** start Supplied material **

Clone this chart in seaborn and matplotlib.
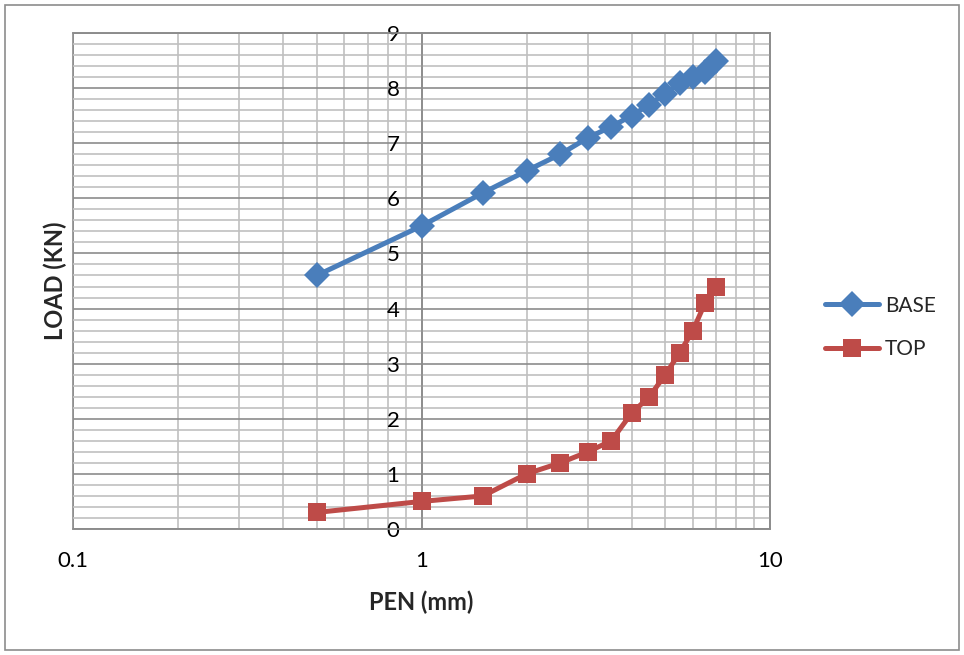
import numpy as np
import pandas as pd
import matplotlib
matplotlib.use("Agg")
import matplotlib.pyplot as plt
import seaborn as sns
from matplotlib.ticker import MultipleLocator, LogLocator, FixedLocator, FuncFormatter, NullFormatter
from matplotlib.patches import Rectangle

pen = [0.5, 1, 1.5, 2, 2.5, 3, 3.5, 4, 4.5, 5, 5.5, 6, 6.5, 7]
base = [4.6, 5.5, 6.1, 6.5, 6.8, 7.1, 7.3, 7.5, 7.7, 7.9, 8.1, 8.2, 8.3, 8.5]
top = [0.3, 0.5, 0.6, 1.0, 1.2, 1.4, 1.6, 2.1, 2.4, 2.8, 3.2, 3.6, 4.1, 4.4]
series_names = ["BASE", "TOP"]
x_ticks = [0.1, 1, 10]
x_tick_labels = ["0.1", "1", "10"]
y_ticks = list(range(0, 10))

df = pd.DataFrame({
    "PEN": pen + pen,
    "LOAD": base + top,
    "series": [series_names[0]] * len(pen) + [series_names[1]] * len(pen),
})

sns.set_style("white")
plt.rcParams["font.family"] = ["Lato", "DejaVu Sans"]

fig = plt.figure(figsize=(9.64, 6.55), dpi=100)
ax = fig.add_axes([0.0757, 0.1924, 0.7233, 0.7572])

palette = {"BASE": "#4A7EBB", "TOP": "#BE4B48"}
sns.lineplot(data=df, x="PEN", y="LOAD", hue="series", style="series",
             markers={"BASE": "D", "TOP": "s"}, dashes=False, palette=palette,
             linewidth=3.6, markersize=13.5, markeredgewidth=0, ax=ax, zorder=3)

ax.set_xscale("log")
ax.set_xlim(0.1, 10)
ax.set_ylim(0, 9)

def fmt_x(v, p):
    for t, lab in zip(x_ticks, x_tick_labels):
        if abs(v - t) < 1e-9 * max(1, t):
            return lab
    return ""

ax.xaxis.set_major_locator(FixedLocator(x_ticks))
ax.xaxis.set_major_formatter(FuncFormatter(fmt_x))
ax.xaxis.set_minor_locator(LogLocator(base=10, subs=np.arange(2, 10)))
ax.xaxis.set_minor_formatter(NullFormatter())
ax.yaxis.set_major_locator(FixedLocator(y_ticks))
ax.yaxis.set_minor_locator(MultipleLocator(0.2))

ax.set_axisbelow(True)
ax.grid(which="major", color="#8C8C8C", linewidth=1.2)
ax.grid(which="minor", color="#C0C0C0", linewidth=1.2)

for s in ["top", "right", "bottom"]:
    ax.spines[s].set_visible(True)
    ax.spines[s].set_color("#8C8C8C")
    ax.spines[s].set_linewidth(1.2)
ax.spines["left"].set_position(("data", 1))
ax.spines["left"].set_color("#8C8C8C")
ax.spines["left"].set_linewidth(1.2)
ax.patch.set_edgecolor("#8C8C8C")
ax.patch.set_linewidth(1.2)

ax.tick_params(axis="both", which="major", direction="out", length=6, color="#8C8C8C",
               labelsize=16, labelcolor="black")
ax.tick_params(axis="x", which="major", pad=10)
ax.tick_params(axis="y", which="major", pad=10)
ax.tick_params(which="minor", length=0)

ax.set_xlabel("PEN (mm)", fontsize=17, fontweight="bold")
ax.set_ylabel("LOAD (KN)", fontsize=17, fontweight="bold")
ax.xaxis.set_label_coords(0.5, -0.125)
ax.yaxis.set_label_coords(-0.008, 0.5)

handles, labels = ax.get_legend_handles_labels()
ax.get_legend().remove()
fig.legend(handles, labels, loc="center left", bbox_to_anchor=(0.836, 0.5),
           frameon=False, fontsize=15, handlelength=2.6, labelspacing=1.15,
           handletextpad=0.3)

fig.patches.append(Rectangle((5 / 964, 5 / 655), 954 / 964, 645 / 655, transform=fig.transFigure,
                             fill=False, edgecolor="#8C8C8C", linewidth=1.2))

fig.savefig("out.png", dpi=100)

** end Supplied material **

__Work to complete__: Quote the material word for word, dropping any images it holds.

__Written response__:
Clone this chart in seaborn and matplotlib.
import numpy as np
import pandas as pd
import matplotlib
matplotlib.use("Agg")
import matplotlib.pyplot as plt
import seaborn as sns
from matplotlib.ticker import MultipleLocator, LogLocator, FixedLocator, FuncFormatter, NullFormatter
from matplotlib.patches import Rectangle

pen = [0.5, 1, 1.5, 2, 2.5, 3, 3.5, 4, 4.5, 5, 5.5, 6, 6.5, 7]
base = [4.6, 5.5, 6.1, 6.5, 6.8, 7.1, 7.3, 7.5, 7.7, 7.9, 8.1, 8.2, 8.3, 8.5]
top = [0.3, 0.5, 0.6, 1.0, 1.2, 1.4, 1.6, 2.1, 2.4, 2.8, 3.2, 3.6, 4.1, 4.4]
series_names = ["BASE", "TOP"]
x_ticks = [0.1, 1, 10]
x_tick_labels = ["0.1", "1", "10"]
y_ticks = list(range(0, 10))

df = pd.DataFrame({
    "PEN": pen + pen,
    "LOAD": base + top,
    "series": [series_names[0]] * len(pen) + [series_names[1]] * len(pen),
})

sns.set_style("white")
plt.rcParams["font.family"] = ["Lato", "DejaVu Sans"]

fig = plt.figure(figsize=(9.64, 6.55), dpi=100)
ax = fig.add_axes([0.0757, 0.1924, 0.7233, 0.7572])

palette = {"BASE": "#4A7EBB", "TOP": "#BE4B48"}
sns.lineplot(data=df, x="PEN", y="LOAD", hue="series", style="series",
             markers={"BASE": "D", "TOP": "s"}, dashes=False, palette=palette,
             linewidth=3.6, markersize=13.5, markeredgewidth=0, ax=ax, zorder=3)

ax.set_xscale("log")
ax.set_xlim(0.1, 10)
ax.set_ylim(0, 9)

def fmt_x(v, p):
    for t, lab in zip(x_ticks, x_tick_labels):
        if abs(v - t) < 1e-9 * max(1, t):
            return lab
    return ""

ax.xaxis.set_major_locator(FixedLocator(x_ticks))
ax.xaxis.set_major_formatter(FuncFormatter(fmt_x))
ax.xaxis.set_minor_locator(LogLocator(base=10, subs=np.arange(2, 10)))
ax.xaxis.set_minor_formatter(NullFormatter())
ax.yaxis.set_major_locator(FixedLocator(y_ticks))
ax.yaxis.set_minor_locator(MultipleLocator(0.2))

ax.set_axisbelow(True)
ax.grid(which="major", color="#8C8C8C", linewidth=1.2)
ax.grid(which="minor", color="#C0C0C0", linewidth=1.2)

for s in ["top", "right", "bottom"]:
    ax.spines[s].set_visible(True)
    ax.spines[s].set_color("#8C8C8C")
    ax.spines[s].set_linewidth(1.2)
ax.spines["left"].set_position(("data", 1))
ax.spines["left"].set_color("#8C8C8C")
ax.spines["left"].set_linewidth(1.2)
ax.patch.set_edgecolor("#8C8C8C")
ax.patch.set_linewidth(1.2)

ax.tick_params(axis="both", which="major", direction="out", length=6, color="#8C8C8C",
               labelsize=16, labelcolor="black")
ax.tick_params(axis="x", which="major", pad=10)
ax.tick_params(axis="y", which="major", pad=10)
ax.tick_params(which="minor", length=0)

ax.set_xlabel("PEN (mm)", fontsize=17, fontweight="bold")
ax.set_ylabel("LOAD (KN)", fontsize=17, fontweight="bold")
ax.xaxis.set_label_coords(0.5, -0.125)
ax.yaxis.set_label_coords(-0.008, 0.5)

handles, labels = ax.get_legend_handles_labels()
ax.get_legend().remove()
fig.legend(handles, labels, loc="center left", bbox_to_anchor=(0.836, 0.5),
           frameon=False, fontsize=15, handlelength=2.6, labelspacing=1.15,
           handletextpad=0.3)

fig.patches.append(Rectangle((5 / 964, 5 / 655), 954 / 964, 645 / 655, transform=fig.transFigure,
                             fill=False, edgecolor="#8C8C8C", linewidth=1.2))

fig.savefig("out.png", dpi=100)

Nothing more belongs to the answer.